The news on death rates is out. It promises to drive U.S. hospitals toward further improvement in clinical performance. Eventually, fewer hospital patients will face unnecessary death. In the meantime, some hospitals may begin a slow death.
Without a doubt, the federal government has taken a giant stride in measuring and reporting hospital performance. The Hospital Compare website now posts reports based on deaths that occur with 30 days of admission among the 35 million Medicare beneficiaries.
Upside
The improved reporting method:
- uses heart attack, heart failure and pneumonia deaths to reflect overall performance
- compensates for differences in the acuity of patient populations
- retains simple categories for comparison
- delivers a 95 percent confidence level that each hospital is in the right category.
Downside
The new comparison data:
- assigns most hospitals to the "as expected" category, making comparisons difficult
- does not account for DNR orders of deficient follow-up care outside the hospital
- runs the risk of patients and consumers "over-interpreting" mortality rates
- places 115 hospitals, deemed to have higher than average death rates, on the spot.
Flip Side
Transparency around death rates is likely to improve performance and cull hospitals unable to reach posted standards. It's a new round of survival of the fittest.
If patients and consumers react strongly and stay away from hospitals that have higher death rates, the resulting loss of fiscal resources not only will make it difficult to make improvements, but also hasten the demise of hospitals already in the red.
Likewise, if physicians, nurses and staff lose faith in their hospital's ability to reach higher performance standards, their response will slow progress in achieving them.

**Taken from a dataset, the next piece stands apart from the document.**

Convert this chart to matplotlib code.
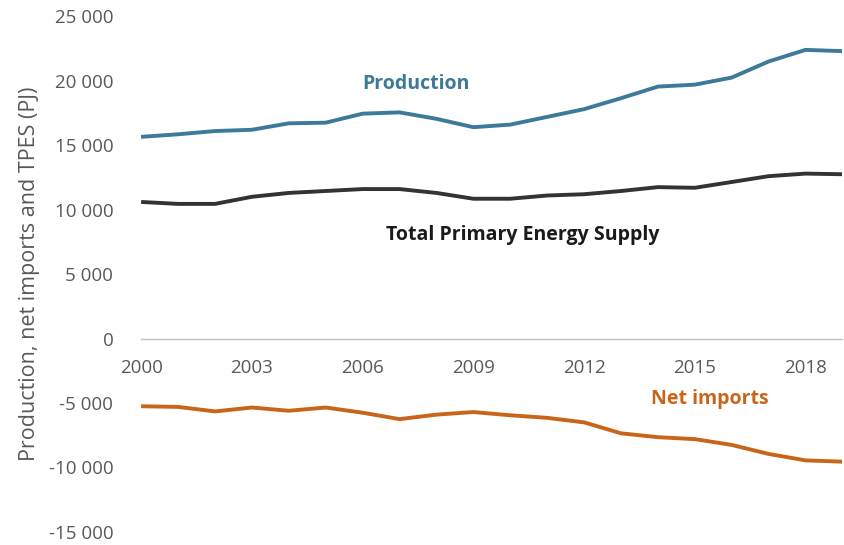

Every hospital has highly trained physicians, nurses and staff who are dedicated to providing the absolute best care they can with available resources. The sad truth is that all that extraordinary talent, dedication and technology is undermined by a healthcare system that is an outmoded hodgepodge of ineffective governance, finance and information-sharing.
With the publication of death rates and subsequent media push, hospital communications teams have a lot of explaining to do. Updates from Quality Advisory offer help. But these communicators will need to offer hope.